What you have to do:
Carry none of the pictures over; set down the material below exactly.

--- Supplied information ---

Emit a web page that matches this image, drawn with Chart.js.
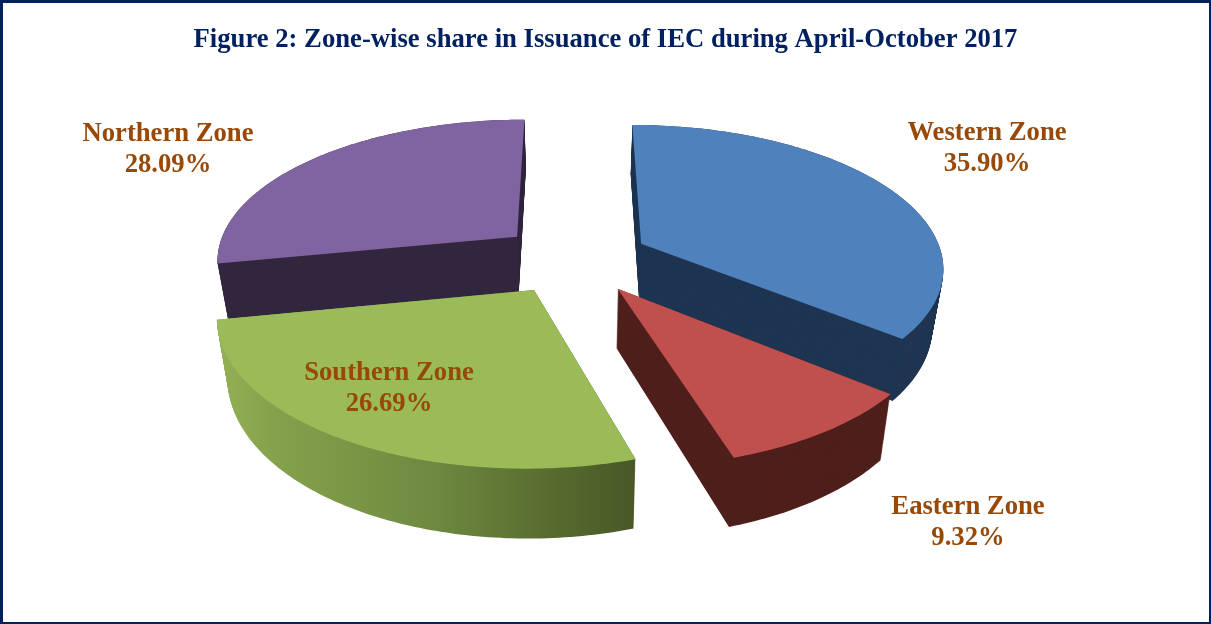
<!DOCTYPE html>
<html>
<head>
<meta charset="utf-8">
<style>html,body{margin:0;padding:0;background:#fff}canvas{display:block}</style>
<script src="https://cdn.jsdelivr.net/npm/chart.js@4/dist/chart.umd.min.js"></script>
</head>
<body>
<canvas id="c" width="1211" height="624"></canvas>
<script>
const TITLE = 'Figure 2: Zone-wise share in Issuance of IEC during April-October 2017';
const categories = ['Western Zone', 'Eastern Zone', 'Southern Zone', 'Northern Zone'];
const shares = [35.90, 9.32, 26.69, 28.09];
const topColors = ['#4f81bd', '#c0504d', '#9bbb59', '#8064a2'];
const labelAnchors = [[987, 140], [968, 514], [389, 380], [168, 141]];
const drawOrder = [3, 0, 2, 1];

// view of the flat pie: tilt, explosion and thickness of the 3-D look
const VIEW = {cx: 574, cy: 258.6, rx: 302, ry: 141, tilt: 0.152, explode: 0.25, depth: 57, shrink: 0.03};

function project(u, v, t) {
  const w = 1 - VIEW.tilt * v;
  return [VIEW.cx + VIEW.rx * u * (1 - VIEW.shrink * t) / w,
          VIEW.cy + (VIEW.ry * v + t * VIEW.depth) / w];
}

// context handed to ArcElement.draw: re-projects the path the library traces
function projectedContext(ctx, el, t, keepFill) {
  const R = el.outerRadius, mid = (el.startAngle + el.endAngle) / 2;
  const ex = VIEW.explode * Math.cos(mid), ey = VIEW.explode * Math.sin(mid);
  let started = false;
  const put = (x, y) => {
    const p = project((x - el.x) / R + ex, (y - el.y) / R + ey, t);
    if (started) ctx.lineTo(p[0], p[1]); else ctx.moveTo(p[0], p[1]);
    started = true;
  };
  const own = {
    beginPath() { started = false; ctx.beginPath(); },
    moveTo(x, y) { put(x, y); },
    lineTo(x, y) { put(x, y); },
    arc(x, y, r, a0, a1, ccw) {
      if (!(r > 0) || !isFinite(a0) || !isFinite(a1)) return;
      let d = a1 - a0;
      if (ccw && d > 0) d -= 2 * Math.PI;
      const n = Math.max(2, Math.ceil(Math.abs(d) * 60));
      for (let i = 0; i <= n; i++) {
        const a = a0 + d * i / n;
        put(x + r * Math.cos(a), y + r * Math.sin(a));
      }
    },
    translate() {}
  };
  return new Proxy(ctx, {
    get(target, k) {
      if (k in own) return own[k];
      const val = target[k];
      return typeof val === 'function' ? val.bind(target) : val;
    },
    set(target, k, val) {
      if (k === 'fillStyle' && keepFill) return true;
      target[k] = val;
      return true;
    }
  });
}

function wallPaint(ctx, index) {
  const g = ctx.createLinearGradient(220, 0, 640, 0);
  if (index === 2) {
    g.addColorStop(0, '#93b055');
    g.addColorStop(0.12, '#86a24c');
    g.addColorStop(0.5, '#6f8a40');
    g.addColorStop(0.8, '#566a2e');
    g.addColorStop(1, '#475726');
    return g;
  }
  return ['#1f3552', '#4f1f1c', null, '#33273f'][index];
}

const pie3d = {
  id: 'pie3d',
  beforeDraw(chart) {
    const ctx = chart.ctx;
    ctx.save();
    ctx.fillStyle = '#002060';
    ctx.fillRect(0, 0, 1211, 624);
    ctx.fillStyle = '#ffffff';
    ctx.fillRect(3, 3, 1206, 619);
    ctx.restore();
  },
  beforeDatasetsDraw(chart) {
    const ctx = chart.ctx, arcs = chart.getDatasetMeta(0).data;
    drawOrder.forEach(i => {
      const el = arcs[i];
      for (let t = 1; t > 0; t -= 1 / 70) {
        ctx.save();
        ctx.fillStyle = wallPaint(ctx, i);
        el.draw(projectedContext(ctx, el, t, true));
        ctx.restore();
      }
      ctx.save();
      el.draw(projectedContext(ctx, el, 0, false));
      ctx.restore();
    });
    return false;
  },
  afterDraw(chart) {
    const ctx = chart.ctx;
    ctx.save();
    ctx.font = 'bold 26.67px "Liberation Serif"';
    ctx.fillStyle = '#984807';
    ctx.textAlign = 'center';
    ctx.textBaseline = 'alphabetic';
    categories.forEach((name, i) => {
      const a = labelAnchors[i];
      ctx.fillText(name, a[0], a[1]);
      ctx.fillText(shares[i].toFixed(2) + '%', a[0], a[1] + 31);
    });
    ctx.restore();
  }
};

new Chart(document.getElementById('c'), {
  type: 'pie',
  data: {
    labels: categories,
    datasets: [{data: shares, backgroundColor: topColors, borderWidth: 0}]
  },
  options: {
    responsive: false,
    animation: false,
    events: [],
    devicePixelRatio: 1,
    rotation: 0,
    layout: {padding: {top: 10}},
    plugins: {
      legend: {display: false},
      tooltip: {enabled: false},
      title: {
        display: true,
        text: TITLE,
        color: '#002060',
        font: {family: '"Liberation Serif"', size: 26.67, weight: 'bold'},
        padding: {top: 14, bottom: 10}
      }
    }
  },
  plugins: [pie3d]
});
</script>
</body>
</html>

---

Final result:
Emit a web page that matches this image, drawn with Chart.js.
<!DOCTYPE html>
<html>
<head>
<meta charset="utf-8">
<style>html,body{margin:0;padding:0;background:#fff}canvas{display:block}</style>
<script src="https://cdn.jsdelivr.net/npm/chart.js@4/dist/chart.umd.min.js"></script>
</head>
<body>
<canvas id="c" width="1211" height="624"></canvas>
<script>
const TITLE = 'Figure 2: Zone-wise share in Issuance of IEC during April-October 2017';
const categories = ['Western Zone', 'Eastern Zone', 'Southern Zone', 'Northern Zone'];
const shares = [35.90, 9.32, 26.69, 28.09];
const topColors = ['#4f81bd', '#c0504d', '#9bbb59', '#8064a2'];
const labelAnchors = [[987, 140], [968, 514], [389, 380], [168, 141]];
const drawOrder = [3, 0, 2, 1];

// view of the flat pie: tilt, explosion and thickness of the 3-D look
const VIEW = {cx: 574, cy: 258.6, rx: 302, ry: 141, tilt: 0.152, explode: 0.25, depth: 57, shrink: 0.03};

function project(u, v, t) {
  const w = 1 - VIEW.tilt * v;
  return [VIEW.cx + VIEW.rx * u * (1 - VIEW.shrink * t) / w,
          VIEW.cy + (VIEW.ry * v + t * VIEW.depth) / w];
}

// context handed to ArcElement.draw: re-projects the path the library traces
function projectedContext(ctx, el, t, keepFill) {
  const R = el.outerRadius, mid = (el.startAngle + el.endAngle) / 2;
  const ex = VIEW.explode * Math.cos(mid), ey = VIEW.explode * Math.sin(mid);
  let started = false;
  const put = (x, y) => {
    const p = project((x - el.x) / R + ex, (y - el.y) / R + ey, t);
    if (started) ctx.lineTo(p[0], p[1]); else ctx.moveTo(p[0], p[1]);
    started = true;
  };
  const own = {
    beginPath() { started = false; ctx.beginPath(); },
    moveTo(x, y) { put(x, y); },
    lineTo(x, y) { put(x, y); },
    arc(x, y, r, a0, a1, ccw) {
      if (!(r > 0) || !isFinite(a0) || !isFinite(a1)) return;
      let d = a1 - a0;
      if (ccw && d > 0) d -= 2 * Math.PI;
      const n = Math.max(2, Math.ceil(Math.abs(d) * 60));
      for (let i = 0; i <= n; i++) {
        const a = a0 + d * i / n;
        put(x + r * Math.cos(a), y + r * Math.sin(a));
      }
    },
    translate() {}
  };
  return new Proxy(ctx, {
    get(target, k) {
      if (k in own) return own[k];
      const val = target[k];
      return typeof val === 'function' ? val.bind(target) : val;
    },
    set(target, k, val) {
      if (k === 'fillStyle' && keepFill) return true;
      target[k] = val;
      return true;
    }
  });
}

function wallPaint(ctx, index) {
  const g = ctx.createLinearGradient(220, 0, 640, 0);
  if (index === 2) {
    g.addColorStop(0, '#93b055');
    g.addColorStop(0.12, '#86a24c');
    g.addColorStop(0.5, '#6f8a40');
    g.addColorStop(0.8, '#566a2e');
    g.addColorStop(1, '#475726');
    return g;
  }
  return ['#1f3552', '#4f1f1c', null, '#33273f'][index];
}

const pie3d = {
  id: 'pie3d',
  beforeDraw(chart) {
    const ctx = chart.ctx;
    ctx.save();
    ctx.fillStyle = '#002060';
    ctx.fillRect(0, 0, 1211, 624);
    ctx.fillStyle = '#ffffff';
    ctx.fillRect(3, 3, 1206, 619);
    ctx.restore();
  },
  beforeDatasetsDraw(chart) {
    const ctx = chart.ctx, arcs = chart.getDatasetMeta(0).data;
    drawOrder.forEach(i => {
      const el = arcs[i];
      for (let t = 1; t > 0; t -= 1 / 70) {
        ctx.save();
        ctx.fillStyle = wallPaint(ctx, i);
        el.draw(projectedContext(ctx, el, t, true));
        ctx.restore();
      }
      ctx.save();
      el.draw(projectedContext(ctx, el, 0, false));
      ctx.restore();
    });
    return false;
  },
  afterDraw(chart) {
    const ctx = chart.ctx;
    ctx.save();
    ctx.font = 'bold 26.67px "Liberation Serif"';
    ctx.fillStyle = '#984807';
    ctx.textAlign = 'center';
    ctx.textBaseline = 'alphabetic';
    categories.forEach((name, i) => {
      const a = labelAnchors[i];
      ctx.fillText(name, a[0], a[1]);
      ctx.fillText(shares[i].toFixed(2) + '%', a[0], a[1] + 31);
    });
    ctx.restore();
  }
};

new Chart(document.getElementById('c'), {
  type: 'pie',
  data: {
    labels: categories,
    datasets: [{data: shares, backgroundColor: topColors, borderWidth: 0}]
  },
  options: {
    responsive: false,
    animation: false,
    events: [],
    devicePixelRatio: 1,
    rotation: 0,
    layout: {padding: {top: 10}},
    plugins: {
      legend: {display: false},
      tooltip: {enabled: false},
      title: {
        display: true,
        text: TITLE,
        color: '#002060',
        font: {family: '"Liberation Serif"', size: 26.67, weight: 'bold'},
        padding: {top: 14, bottom: 10}
      }
    }
  },
  plugins: [pie3d]
});
</script>
</body>
</html>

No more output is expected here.